Sou contra as tentativas de usar este episódio para condenar a Rede Globo. No entanto, como jornalista, confesso que a imprensa não nos deu uma versão muito precisa do desaparecimento de Tim Lopes.
Se ele estava lá para cobrir um baile funk, como é que marcou com o motorista para pegá-lo às 22h, se os bailes funk jamais começam antes das 23h? É mesmo possível haver sexo explícito usando meninas em bailes funk? A última história desse tipo envolvia garotas que engravidavam brincando de sentar no colo dos meninos.

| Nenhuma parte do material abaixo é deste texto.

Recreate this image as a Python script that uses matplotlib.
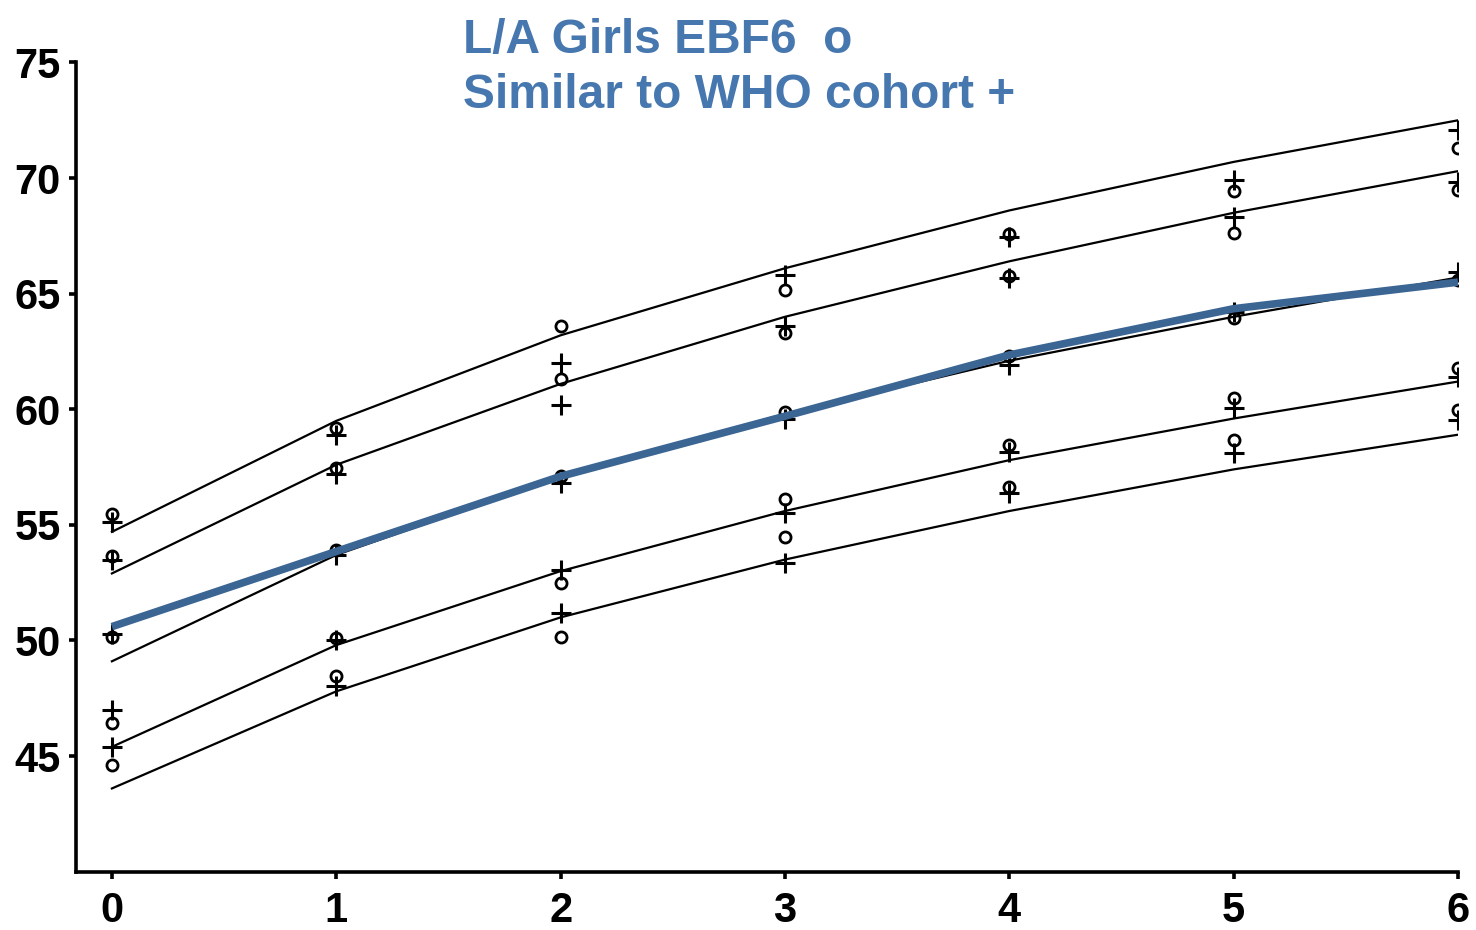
import numpy as np
import matplotlib
matplotlib.use('Agg')
import matplotlib.pyplot as plt

plt.rcParams['font.family'] = ['Liberation Sans', 'DejaVu Sans']

# Age in months
months = [0, 1, 2, 3, 4, 5, 6]

# WHO girls length-for-age reference curves (cm)
who_p3sd = [54.7, 59.5, 63.2, 66.1, 68.6, 70.7, 72.5]
who_p2sd = [52.9, 57.6, 61.1, 64.0, 66.4, 68.5, 70.3]
who_median = [49.1, 53.7, 57.1, 59.8, 62.1, 64.0, 65.7]
who_m2sd = [45.4, 49.8, 53.0, 55.6, 57.8, 59.6, 61.2]
who_m3sd = [43.6, 47.8, 51.0, 53.5, 55.6, 57.4, 58.9]

# L/A girls EBF6 median (thick blue line)
ebf6_median = [50.6, 53.85, 57.1, 59.7, 62.35, 64.35, 65.5]

# L/A girls EBF6 points ("o")
ebf6_g1 = [55.46, 59.2, 63.6, 65.15, 67.6, 69.44, 71.3]
ebf6_g2 = [53.65, 57.45, 61.3, 63.3, 65.78, 67.64, 69.48]
ebf6_g3 = [50.17, 53.9, 57.1, 59.9, 62.3, 63.94, 65.59]
ebf6_g4 = [46.44, 50.1, 52.47, 56.1, 58.46, 60.48, 61.77]
ebf6_g5 = [44.6, 48.46, 50.15, 54.46, 56.65, 58.67, 59.97]

# Similar to WHO cohort points ("+")
cohort_g1 = [55.14, 58.9, 62.0, 65.8, 67.47, 69.9, 72.08]
cohort_g2 = [53.48, 57.2, 60.2, 63.6, 65.67, 68.33, 69.84]
cohort_g3 = [50.28, 53.7, 56.8, 59.6, 61.9, 64.2, 65.95]
cohort_g4 = [46.99, 50.0, 53.05, 55.5, 58.17, 60.04, 61.41]
cohort_g5 = [45.38, 48.04, 51.18, 53.34, 56.37, 58.1, 59.54]

y_ticks = [45, 50, 55, 60, 65, 70, 75]

fig = plt.figure(figsize=(14.76, 9.3), dpi=100)
ax = fig.add_axes([0.0515, 0.0627, 0.9363, 0.8701])

for curve in [who_p3sd, who_p2sd, who_median, who_m2sd, who_m3sd]:
    ax.plot(months, curve, color='black', lw=1.6, zorder=2)

for pts in [ebf6_g1, ebf6_g2, ebf6_g3, ebf6_g4, ebf6_g5]:
    ax.plot(months, pts, ls='none', marker='o', ms=8, mfc='none',
            mec='black', mew=2, zorder=3)

for pts in [cohort_g1, cohort_g2, cohort_g3, cohort_g4, cohort_g5]:
    ax.plot(months, pts, ls='none', marker='+', ms=14,
            mec='black', mew=2.2, zorder=3)

ax.plot(months, ebf6_median, color='#3b6593', lw=5.5, zorder=4,
        solid_capstyle='butt')

ax.set_xlim(-0.16, 6)
ax.set_ylim(40, 75)
ax.set_xticks(months)
ax.set_yticks(y_ticks)

for s in ['top', 'right']:
    ax.spines[s].set_visible(False)
for s in ['left', 'bottom']:
    ax.spines[s].set_linewidth(2.6)

ax.tick_params(axis='both', direction='out', length=5, width=2.6,
               labelsize=30, pad=6)
ax.tick_params(axis='x', pad=9)
for lbl in ax.get_xticklabels() + ax.get_yticklabels():
    lbl.set_fontweight('bold')

title_color = '#4677af'
fig.text(0.3137, 0.943, 'L/A Girls EBF6  o', color=title_color,
         fontsize=34.5, fontweight='bold', va='baseline', ha='left')
fig.text(0.3137, 0.884, 'Similar to WHO cohort +', color=title_color,
         fontsize=34.5, fontweight='bold', va='baseline', ha='left')

fig.savefig('out.png', dpi=100)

Sérgio Arouca, então secretário da Saúde, acabou sendo um pouco ironizado por embarcar nessa versão.
A matéria que Tim Lopes não completou sobre os bailes funk do complexo do Alemão não pôde ser filmada como ele gostaria, mesmo porque os bailes foram proibidos. No entanto, com ajuda de testemunhas e dos músicos que tocaram por lá, é possível reconstituir a história.
Passada a indignação, não há outro caminho a não ser apurar. Sempre tive um grande fascínio em saber como é por dentro o complexo do Alemão. Jantei com amigos que moram na subida. Estava subindo devagar, pois sou sozinho e a natureza do meu trabalho implica em se mostrar, ao invés de se disfarçar.
A imprensa brasileira deve grandes reportagens sobre o complexo do Alemão. O trabalho de Tim Lopes era aproximar morro e asfalto pela informação. Com todo o respeito pelos demagogos que cospem fogo com a morte dele, uma forma de honrá-lo seria prosseguir com a missão jornalística.